Die Spuren des letzten Bruchs sind noch deutlich sichtbar: Lose Kabel hängen heraus, auch die Alublende daneben haben die Täter beschädigt, die gesplitterte Fensterscheibe ist mit Klebeband fixiert. „Jetzt lasse ich mir kein neues Navi mehr einbauen“, sagt Reinhard Wagner. „Es wird ja sowieso wieder gestohlen.“ Und meint: „Man fühlt sich ohnmächtig.“ Nebenan sieht es ähnlich aus.

Dreimal in sieben Wochen

Frank Schurau wohnt erst seit Februar dieses Jahres im Charlyweg. Innerhalb von sieben Wochen wurde sein Dienstwagen dreimal aufgebrochen. Erst vor einer Woche haben die Täter den Wagen – ebenfalls ein BMW – zum letzten Mal geknackt. „Das erste Mal haben sie mein Portemonnaie, meine Sonnenbrille und andere Wertsachen geklaut.“ Der Schaden: 500 Euro. Schaden am Auto: 2500 Euro. Viel schlimmer findet Schurau aber, dass er seitdem nicht gut schlafen kann. „Man fühlt sich nicht mehr sicher.“ Nun schaut er sich bereits nach einer anderen Wohnung um.

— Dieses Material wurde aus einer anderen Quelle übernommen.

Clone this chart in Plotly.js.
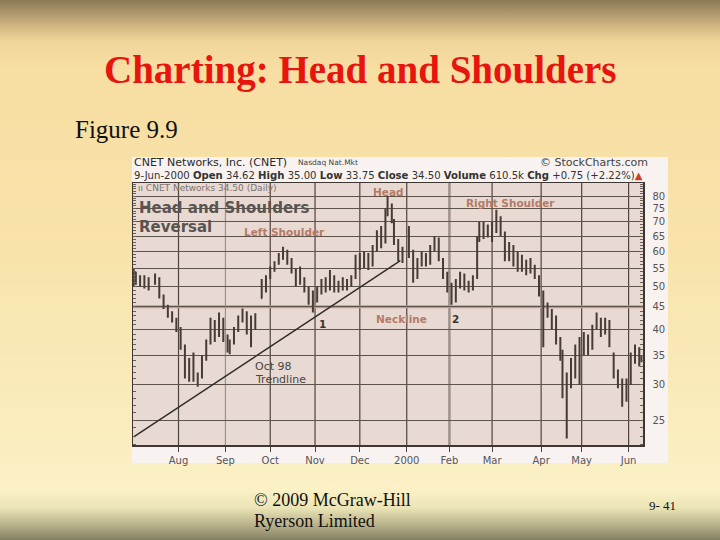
<!DOCTYPE html>
<html>
<head>
<meta charset="utf-8">
<script src="https://cdn.plot.ly/plotly-3.0.1.min.js"></script>
<style>
html,body{margin:0;padding:0;}
body{width:720px;height:540px;overflow:hidden;
background:linear-gradient(to bottom,#8a7a55 0px,#a58f66 10px,#d2b682 26px,#f1d69b 42px,#f7dea2 70px,#f8e3ab 250px,#faecbd 420px,#fbf1c6 490px,#ebe4b6 508px,#b4ae89 526px,#838060 540px);}
#chart{width:720px;height:540px;}
</style>
</head>
<body>
<div id="chart"></div>
<script>
// ---- data (CNET daily, sampled) ----
const dates = ['1999-07-01','1999-07-02','1999-07-07','1999-07-09','1999-07-13','1999-07-16','1999-07-20','1999-07-22','1999-07-26','1999-07-28','1999-07-30',
'1999-08-03','1999-08-05','1999-08-09','1999-08-11','1999-08-13','1999-08-17','1999-08-19','1999-08-23','1999-08-25','1999-08-27','1999-08-31',
'1999-09-02','1999-09-03','1999-09-08','1999-09-10','1999-09-14','1999-09-16','1999-09-20','1999-09-22','1999-09-27','1999-09-29',
'1999-10-01','1999-10-05','1999-10-07','1999-10-11','1999-10-13','1999-10-15','1999-10-19','1999-10-21','1999-10-25','1999-10-27','1999-10-29',
'1999-11-02','1999-11-04','1999-11-08','1999-11-10','1999-11-12','1999-11-16','1999-11-18','1999-11-22','1999-11-24','1999-11-29',
'1999-12-01','1999-12-03','1999-12-07','1999-12-09','1999-12-13','1999-12-15','1999-12-17','1999-12-20','1999-12-22','1999-12-23','1999-12-28','1999-12-30',
'2000-01-04','2000-01-06','2000-01-10','2000-01-12','2000-01-14','2000-01-19','2000-01-21','2000-01-25','2000-01-27','2000-01-31',
'2000-02-02','2000-02-04','2000-02-08','2000-02-10','2000-02-14','2000-02-16','2000-02-18','2000-02-22','2000-02-24','2000-02-28',
'2000-03-01','2000-03-03','2000-03-07','2000-03-09','2000-03-13','2000-03-15','2000-03-17','2000-03-21','2000-03-23','2000-03-27','2000-03-29','2000-03-31',
'2000-04-04','2000-04-06','2000-04-10','2000-04-12','2000-04-14','2000-04-17','2000-04-19','2000-04-24','2000-04-26','2000-04-28',
'2000-05-02','2000-05-04','2000-05-08','2000-05-10','2000-05-12','2000-05-16','2000-05-18','2000-05-22','2000-05-24','2000-05-26','2000-05-31',
'2000-06-02','2000-06-06','2000-06-08','2000-06-09'];
const opens = [52,53,51,52.5,50.5,51.5,52,47.5,45,43,42,
40,36.5,32,34,31,31.5,34.5,37.5,41,39,42,
38,36,37.5,40,42.5,43.5,40,41,47,50,
52.5,55,56.5,59,60,57,54.5,51,52,49,47,
48,49.5,51,49.5,52,50,51,50,51.5,52.5,
57,55.5,58.5,56,61,65,63,73,76,70,63,59,
61,59,52.5,57,58.5,56.5,61,64,57.5,53,
49.5,46.5,51,52,50,49.5,52.5,64,68,66,
67,68.5,71,66,58,61,56,58,55,56,54.5,52.5,
48,45,44,41,37.5,35.5,29,31,33,36,
35.5,38,36.5,40.5,42,40,41.5,35,32,30,28.5,
30.5,34.5,35.5,34.62];
const highs = [55,54,53,53,52.5,53.5,52.5,48,45.5,44,42.5,
40.5,37,34.5,35.5,32,35,38,42.5,42,43.7,42.5,
39,38,40.5,43,44.6,44,43,43.5,52,53,
55.5,57,59.5,61.5,60.5,58,55,55.5,52.5,50,49,
50,52,52.5,54.5,53,51.5,52.5,52,53,59,
59.5,60,59.5,62,67,68.5,75,80,77,71,64,61.5,
68.5,60.5,58,60,59.5,62,65,64.5,58,54,
51,52,54,53.5,51.5,53,65,70,70,69,
70,74.5,72,66.5,63,62,60,59,57.5,58,56,53,
49,46,44.5,43,38.5,36,32,34.5,37,38.5,
39.5,39,41,43.7,42.5,42.5,42,35.5,32.5,31,31,
35.5,37,36.5,35];
const lows = [50,50.5,50,49.5,49,50.5,47,44.5,42.5,41.5,39.5,
36,31,30.5,30.5,29.7,31,34,37,37.5,38.5,37.5,
35.5,35.2,37,39.5,41.5,39,36.5,40,47,48.5,
52,54,56,57.5,56,53.5,50,50.5,48.5,45.5,43.7,
46,48,48.5,49,48.5,48.5,49,49,50,52,
54.5,55,54.5,55.5,60,61,62.5,72,69.5,62,57,56.5,
58,51,52,55.5,55.5,56,60,57,52,48.5,
45.5,46,49.5,49,48.5,49,52,63,64,64.5,
63,66,65,57,57,55.5,54,54,53,53.5,52,47.5,
36.5,42.5,40,37,34,28,22.7,29.5,31,30,
35,35,36,40,38.5,39,36.5,31,29.5,26.8,27.5,
30,33.5,33,33.75];
const closes = [53,51,52.5,50.5,51.5,52.5,47.5,45,43,42,40,
36.5,32,34,31,31.5,34.5,37.5,41,39,42.5,38,
36,37.5,40,42.5,43.5,40,41,42,50,52.5,
55,56.5,59,60,57,54.5,51,52,49,47,48,
49.5,51,49.5,52,50,51,50,51.5,52.5,57,
55.5,58.5,56,61,65,63,73,76,70,63,59,60.5,
59,52.5,57,58.5,56.5,61,64,57.5,53,49.5,
46.5,51,52,50,49.5,52.5,64,68,66,67,
68.5,71,66,58,61,56,58,55,56,54.5,52.5,48,
45,44,41,37.5,35.5,29,31,33,36,32,
38,36.5,40.5,42,40,41.5,37,32,30,28.5,30.5,
34.5,35.5,34,34.5];

// x-axis month ticks (first trading day of month)
const monthTicks = ['1999-08-02','1999-09-01','1999-10-01','1999-11-01','1999-12-01','2000-01-03','2000-02-01','2000-03-01','2000-04-03','2000-05-01','2000-06-01'];
const monthLabels = ['Aug','Sep','Oct','Nov','Dec','2000','Feb','Mar','Apr','May','Jun'];
// y-axis price ticks
const priceTicks = [25,30,35,40,45,50,55,60,65,70,75,80];
// chart annotations
const necklinePrice = 45;
const trendDates = ['1999-07-01','1999-12-29'];
const trendPrices = [22.9, 57.2];
const holidays = ['1999-07-05','1999-09-06','1999-11-25','1999-12-24','2000-01-17','2000-02-21','2000-04-21','2000-05-29'];

// ---- layout helpers ----
const W = 720, H = 540;
const px = x => x / W;
const py = y => 1 - y / H;
const sans = 'DejaVu Sans, sans-serif';
const serif = 'Liberation Serif, Times New Roman, serif';

const traces = [
  {
    type: 'ohlc', x: dates, open: opens, high: highs, low: lows, close: closes,
    increasing: {line: {color: '#463c34', width: 2}},
    decreasing: {line: {color: '#463c34', width: 2}},
    tickwidth: 0.3, hoverinfo: 'skip', showlegend: false
  },
  {
    type: 'scatter', mode: 'lines', x: trendDates, y: trendPrices,
    line: {color: '#2e2a28', width: 1.4}, hoverinfo: 'skip', showlegend: false
  }
];

const lightMonths = ['Sep', 'Feb'];
const shapes = [
  // image frame (white area)
  {type: 'rect', xref: 'paper', yref: 'paper', x0: px(132), x1: px(668), y0: py(463), y1: py(157),
   fillcolor: '#f8f2f0', line: {width: 0}, layer: 'below'},
  // chart plotting area
  {type: 'rect', xref: 'x domain', yref: 'y domain', x0: 0, x1: 1, y0: 0, y1: 1,
   fillcolor: '#e8dad3', line: {width: 0}, layer: 'below'}
];
monthTicks.forEach((d, i) => {
  const light = lightMonths.includes(monthLabels[i]);
  shapes.push({type: 'line', xref: 'x', yref: 'y domain', x0: d, x1: d, y0: 0, y1: 1,
    line: {color: light ? '#9e908a' : '#4e443d', width: monthLabels[i] === 'Feb' ? 2.5 : 1.2}, layer: 'below'});
});
shapes.push({type: 'line', xref: 'x domain', yref: 'y', x0: 0, x1: 1, y0: necklinePrice, y1: necklinePrice,
  line: {color: '#c3988a', width: 3}, layer: 'below'});

function ann(text, x, y, size, color, opts) {
  return Object.assign({text: text, x: px(x), y: py(y), xref: 'paper', yref: 'paper',
    xanchor: 'left', yanchor: 'middle', showarrow: false,
    font: {family: sans, size: size, color: color}}, opts || {});
}
const pink = '#b47a68';
const annotations = [
  // slide texts
  ann('<b>Charting: Head and Shoulders</b>', 360, 70, 39, '#e8140e', {xanchor: 'center', font: {family: serif, size: 39, color: '#e8140e'}}),
  ann('Figure 9.9', 73, 129, 25, '#111', {font: {family: serif, size: 25, color: '#111'}}),
  ann('© 2009 McGraw-Hill', 252, 500, 18, '#111', {font: {family: serif, size: 18, color: '#111'}}),
  ann('Ryerson Limited', 252, 521, 18, '#111', {font: {family: serif, size: 18, color: '#111'}}),
  ann('9- 41', 647, 505, 13, '#111', {font: {family: serif, size: 13, color: '#111'}}),
  // stockcharts header
  ann('CNET Networks, Inc. (CNET)', 132, 163, 11, '#2a2a2a'),
  ann('Nasdaq Nat.Mkt', 296, 163, 7.5, '#444'),
  ann('© StockCharts.com', 538, 163, 11, '#444'),
  ann('9-Jun-2000 <b>Open</b> 34.62 <b>High</b> 35.00 <b>Low</b> 33.75 <b>Close</b> 34.50 <b>Volume</b> 610.5k <b>Chg</b> +0.75 (+2.22%)<span style="color:#d04020">▲</span>',
      132, 175, 10.1, '#333'),
  // chart labels
  ann('ıı CNET Networks 34.50 (Daily)', 136, 188, 9, '#7a7270'),
  ann('<b>Head and Shoulders</b>', 137, 208, 15, '#5a5450'),
  ann('<b>Reversal</b>', 137, 227, 15, '#5a5450'),
  ann('<b>Left Shoulder</b>', 242, 232, 10.5, pink),
  ann('<b>Head</b>', 371, 192, 10.5, pink),
  ann('<b>Right Shoulder</b>', 464, 203, 10.5, pink),
  ann('<b>Neckline</b>', 374, 319, 10.5, pink),
  ann('<b>1</b>', 317, 324, 10.5, '#3a3532'),
  ann('<b>2</b>', 450, 319, 10.5, '#3a3532'),
  ann('Oct 98', 253, 366, 11, '#4a4542'),
  ann('Trendline', 253, 379, 11, '#4a4542')
];

const minorTicks = [];
for (let v = 22; v <= 85; v++) minorTicks.push(v);

const layout = {
  width: W, height: H,
  margin: {l: 0, r: 0, t: 0, b: 0},
  paper_bgcolor: 'rgba(0,0,0,0)',
  plot_bgcolor: '#e8dad3',
  xaxis: {
    type: 'date', domain: [px(133), px(643)],
    range: ['1999-06-30 16:00', '2000-06-09 18:00'],
    rangebreaks: [{bounds: ['sat', 'mon']}, {values: holidays}],
    rangeslider: {visible: false},
    tickmode: 'array', tickvals: monthTicks, ticktext: monthLabels,
    ticks: 'outside', ticklen: 5, tickcolor: '#4e443d', tickwidth: 1,
    tickfont: {family: sans, size: 10, color: '#555'},
    showgrid: false, zeroline: false,
    showline: true, linecolor: '#3e3630', linewidth: 1.5, mirror: true,
    fixedrange: true
  },
  yaxis: {
    type: 'log', side: 'right', domain: [py(445), py(183)],
    range: [Math.log10(21.96), Math.log10(85.6)],
    tickmode: 'array', tickvals: priceTicks, ticktext: priceTicks.map(String),
    ticks: '', ticklabelstandoff: 6,
    tickfont: {family: sans, size: 10, color: '#555'},
    showgrid: true, gridcolor: '#5e534b', gridwidth: 1,
    minor: {tickmode: 'array', tickvals: minorTicks, ticks: 'inside', ticklen: 3, tickcolor: '#6a5e56', showgrid: false},
    showline: true, linecolor: '#3e3630', linewidth: 1.5, mirror: 'ticks',
    zeroline: false, fixedrange: true
  },
  shapes: shapes,
  annotations: annotations,
  showlegend: false
};

Plotly.newPlot('chart', traces, layout, {displayModeBar: false, staticPlot: true});
</script>
</body>
</html>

Für ihre nächtlichen Diebeszüge finden die Autoknacker in Selbeck beste Bedingungen vor. An der Straße Am Timpen parken viele hochwertige Wagen, sie ist ruhig gelegen und von Wiesen umgeben. Am Ende der Wohnsiedlung führt ein kleiner Feldweg in Richtung Golfplatz, auch das Breitscheider Kreuz befindet sich in unmittelbarer Nähe. „Die Täter arbeiten meistens von oben nach unten und hauen dann über den Feldweg ab“, erklärt Reinhard Wagner. Dort finden die Nachbarn auch regelmäßig ihre Brieftaschen, Kassetten und CDs wieder – zerstreut auf der Wiese.

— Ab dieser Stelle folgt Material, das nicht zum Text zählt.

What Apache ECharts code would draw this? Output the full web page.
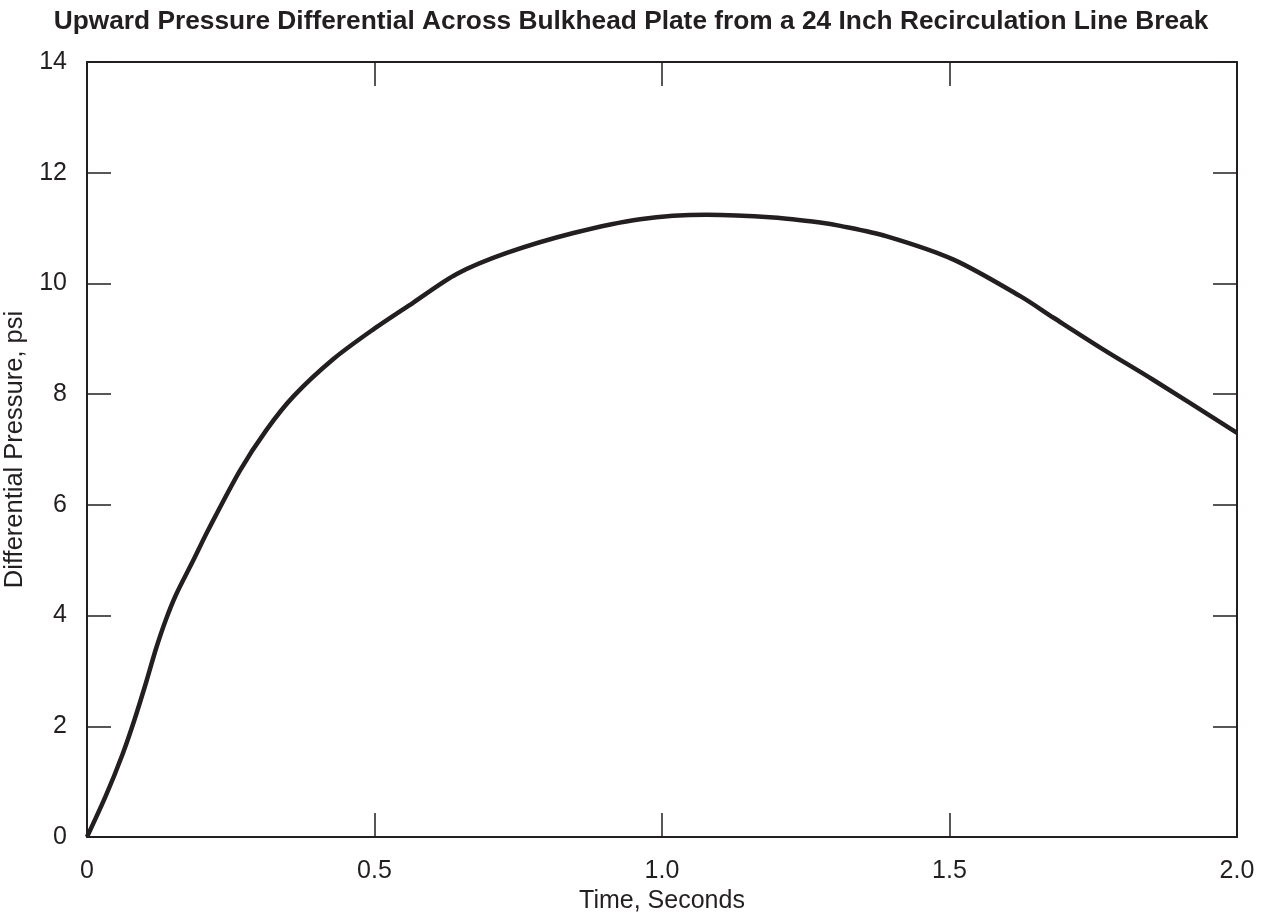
<!DOCTYPE html>
<html>
<head>
<meta charset="utf-8">
<script src="https://cdn.jsdelivr.net/npm/echarts@6/dist/echarts.min.js"></script>
<style>
  html, body { margin: 0; padding: 0; background: #fff; }
  #main { width: 1262px; height: 922px; }
</style>
</head>
<body>
<div id="main"></div>
<script>
// time (s) and differential pressure (psi)
var timeSec = [0, 0.033, 0.062, 0.082, 0.103, 0.120, 0.137, 0.155, 0.184, 0.211,
    0.266, 0.3125, 0.359, 0.428, 0.498, 0.567, 0.643, 0.730, 0.846,
    0.962, 1.078, 1.194, 1.275, 1.310, 1.391, 1.507, 1.623, 1.681, 1.767,
    1.854, 2.0]
var pressurePsi = [0, 0.75, 1.50, 2.10, 2.80, 3.40, 3.92, 4.38, 4.98, 5.55,
    6.62, 7.36, 7.96, 8.63, 9.17, 9.65, 10.17, 10.55, 10.91,
    11.16, 11.24, 11.19, 11.10, 11.04, 10.85, 10.43, 9.77, 9.38, 8.81,
    8.26, 7.30]

var ink = '#231f20'
var font = 'Liberation Sans, Arial, sans-serif'

var curve = []
for (var i = 0; i < timeSec.length; i++) {
    curve.push([timeSec[i], pressurePsi[i]])
}

var myChart = echarts.init(document.getElementById('main'))

// frame line + inward ticks, used on all four sides
var lineStyle = {show: true, onZero: false, lineStyle: {color: ink, width: 2}}
var tickStyle = {show: true, inside: true, length: 24, lineStyle: {color: ink, width: 1.5}}

var option = {
    animation: false,
    backgroundColor: '#fff',
    title: {
        text: 'Upward Pressure Differential Across Bulkhead Plate from a 24 Inch Recirculation Line Break',
        left: 'center',
        top: 4,
        textStyle: {color: ink, fontFamily: font, fontSize: 26.3, fontWeight: 'bold'}
    },
    grid: {left: 87, right: 25, top: 62, bottom: 85, outerBoundsMode: 'none', containLabel: false},
    xAxis: [
        {
            type: 'value',
            position: 'bottom',
            min: 0, max: 2, interval: 0.5,
            name: 'Time, Seconds',
            nameLocation: 'middle',
            nameGap: 50,
            nameTextStyle: {color: ink, fontFamily: font, fontSize: 25},
            axisLine: lineStyle,
            axisTick: tickStyle,
            splitLine: {show: false},
            axisLabel: {
                color: ink, fontFamily: font, fontSize: 25, margin: 22,
                formatter: function (v) {
                    return v === 0 ? '0' : v.toFixed(1)
                }
            }
        },
        {
            type: 'value',
            position: 'top',
            min: 0, max: 2, interval: 0.5,
            axisLine: lineStyle,
            axisTick: tickStyle,
            axisLabel: {show: false},
            splitLine: {show: false}
        }
    ],
    yAxis: [
        {
            type: 'value',
            position: 'left',
            min: 0, max: 14, interval: 2,
            name: 'Differential Pressure, psi',
            nameLocation: 'middle',
            nameGap: 58,
            nameTextStyle: {color: ink, fontFamily: font, fontSize: 25.5},
            axisLine: lineStyle,
            axisTick: tickStyle,
            splitLine: {show: false},
            axisLabel: {color: ink, fontFamily: font, fontSize: 25, margin: 20}
        },
        {
            type: 'value',
            position: 'right',
            min: 0, max: 14, interval: 2,
            axisLine: lineStyle,
            axisTick: tickStyle,
            axisLabel: {show: false},
            splitLine: {show: false}
        }
    ],
    series: [
        {
            type: 'line',
            data: curve,
            smooth: 0.3,
            showSymbol: false,
            symbol: 'none',
            lineStyle: {color: ink, width: 4.5}
        }
    ]
}

myChart.setOption(option)
</script>
</body>
</html>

Von der Polizei fühlen sich Reinhard Wagner, Frank Schurau und ihre Nachbarn nicht besonders geschützt. „Warum wird der Parkplatz, auf dem sich die Täter zu Diebestouren treffen, nicht observiert“, fragt Frank Schurau.

Keine Täter geschnappt

Bislang konnten keine Täter auf frischer Tat erwischt werden. „Die meisten sind blitzschnell und entfernen die Geräte fachgerecht und mit speziellem Werkzeug“, erklärt Polizeisprecher Lars Lindemann. Meist werden die Beamten erst alarmiert, wenn der Schaden am nächsten Morgen bemerkt wird – zu spät. Dabei habe es erst im vergangenen Jahr einen Großeinsatz gegeben, weiß eine Anwohnerin aus der Straße Am Timpen. „Mein Mann hatte nachts verdächtige Männer vor unserem Haus beobachtet und sofort die Polizei gerufen.“ Die rückte mit Hubschraubern und Spürhunden aus. „Doch gefunden haben sie die Täter nicht.“

„Wenn wir erkennen, dass schwerpunktmäßig Autos aufgebrochen werden, sind wir natürlich verstärkt vor Ort präsent“, sagt Lars Lindemann. Auch wenn das die Anwohner selbst nicht immer registrieren. „Wir sind auch in Zivil unterwegs.“ Ist Selbeck eine gefährdete Ecke? „Nein, die Bedingungen für die Diebe sind zwar günstig, doch von einem Brennpunkt würden wir hier noch nicht sprechen.“ Was sind das für Täter? „Das sind organisierte Banden, die häufig aus Osteuropa stammen.“

Um sich vor den Dieben zu schützen, rät Lindemann den Anwohnern, wenn möglich die Wagen immer in der Garage zu parken. Auch die Nachbarschaftskontrolle sei sehr wichtig. „Immer anrufen, wenn etwas verdächtig vorkommt.“

Damit wollen sich die Nachbarn nicht abfinden. Und überlegen, einen privaten Wachdienst zu engagieren. So haben sie es bereits vor einigen Jahren gemacht. Bis nicht mehr alle Nachbarn mitzogen. „Das wollen wir nun wieder aufgreifen“, sagt Reinhard Wagner.